To use stored procedures or not to use stored procedures
I thought this battle was settled down, and we had all agreed that stored procedures (from now on called SPs) are (for the most part) the way to go when accessing your SQL data
turns out Ayende is not quite convinced yet, in fact it seems he prefers to use no stored procedures at all, I told him SPs can give you scalability, flexibility, security, etctirity, and here's his response
"I completely disagree with this, if you didn't catch on so far. Here is my refutal:
Scalability:
There is no performance advantages to using SP over Parameterized SQL.
Scaling the database is much harder than scaling an application.
Note: I implemented a caching web service once that simply cache data for certain period of time, saving quite a bit from the poor database. Deploy a bunch of those, and you're seriously reduced the amount of work the database has to do.
Flexibility:
Stored Procedures are... Well, procedures. This means that you've all the advantages and disadvantages of procedural programming. On general, I wouldn't call it very flexible. Changing the procedure's internal can be done without breaking clients is possible within a certain set of changes, but major stuff is hard.
A search procedure should be flexible, you should be able to search by any combination of parameters, how easy it is to write this procedure?
Security:
Not applicable in situations where you don't give users direct access to the database, in my opinion. There are things to be said about defense in depth, but I don't think that they should be curried to the point where you are forced to give up significant advantages while keeping the security of the system (using views / triggers instead of procedures, for instance, can result in a situation just as safe, and far easier for the programmers to work with effectively)."
let's see
"Scalability:
There is no performance advantages to using SP over Parameterized SQL. "
...you probably posted that in the incorrect section, Scalability and performance are different things
"Scaling the database is much harder than scaling an application. "
that's just another reason to separate the data rules (SPs) from your application
"Note: I implemented a caching web service once that simply cache data for certain period of time, saving quite a bit from the poor database. Deploy a bunch of those, and you're seriously reduced the amount of work the database has to do. "
you can still cache the result of the stored procedures, I don't see how that's an advantage of not-using-stored-procedures
"Flexibility:
Stored Procedures are... Well, procedures. This means that you've all the advantages and disadvantages of procedural programming. On general, I wouldn't call it very flexible. Changing the procedure's internal can be done without breaking clients is possible within a certain set of changes, but major stuff is hard. "
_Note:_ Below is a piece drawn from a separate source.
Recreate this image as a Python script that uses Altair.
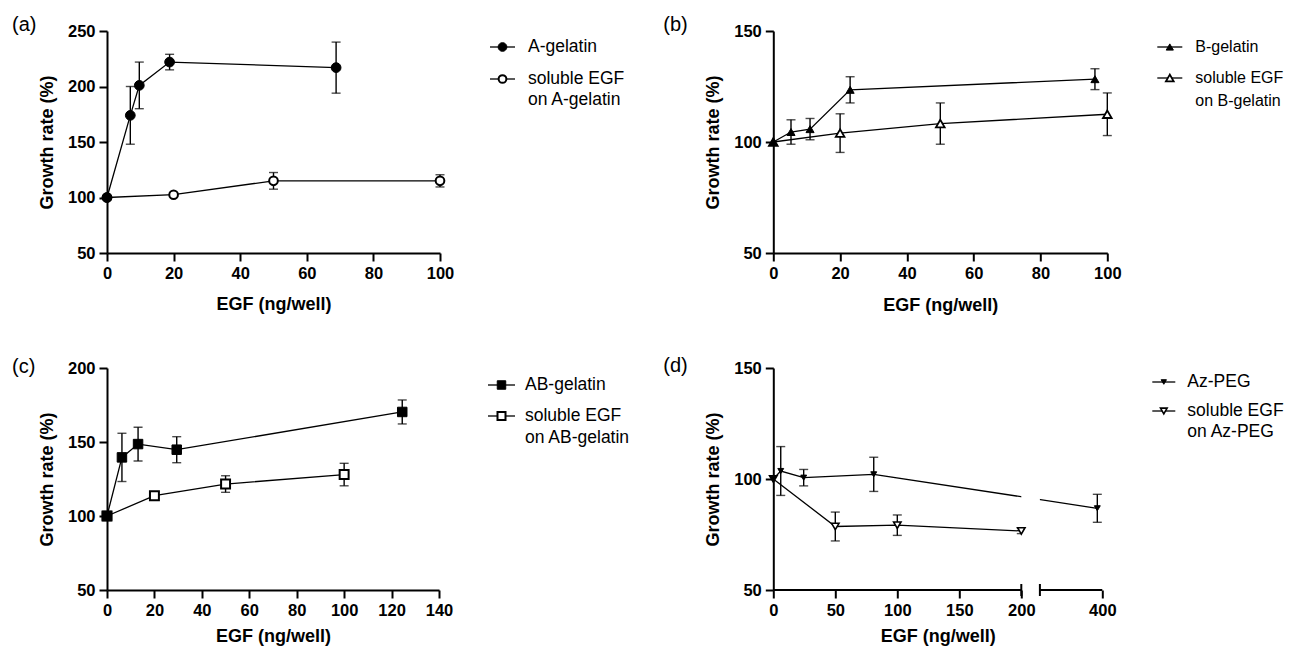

even if they are just a few, I still didn't have to recompile (and potentially distribute the application) just to make those little changes
"A search procedure should be flexible, you should be able to search by any combination of parameters, how easy it is to write this procedure? "
just as easy as it is to write a query on the app, besides that, I can make important changes to the stored procedures, perhaps look in other tables (history, cache, etc), take other parameters to use the same SP in another application, etc; again, without having to recompile my app
"Security:
Not applicable in situations where you don't give users direct access to the database, in my opinion. There are things to be said about defense in depth, but I don't think that they should be curried to the point where you are forced to give up significant advantages while keeping the security of the system (using views / triggers instead of procedures, for instance, can result in a situation just as safe, and far easier for the programmers to work with effectively). "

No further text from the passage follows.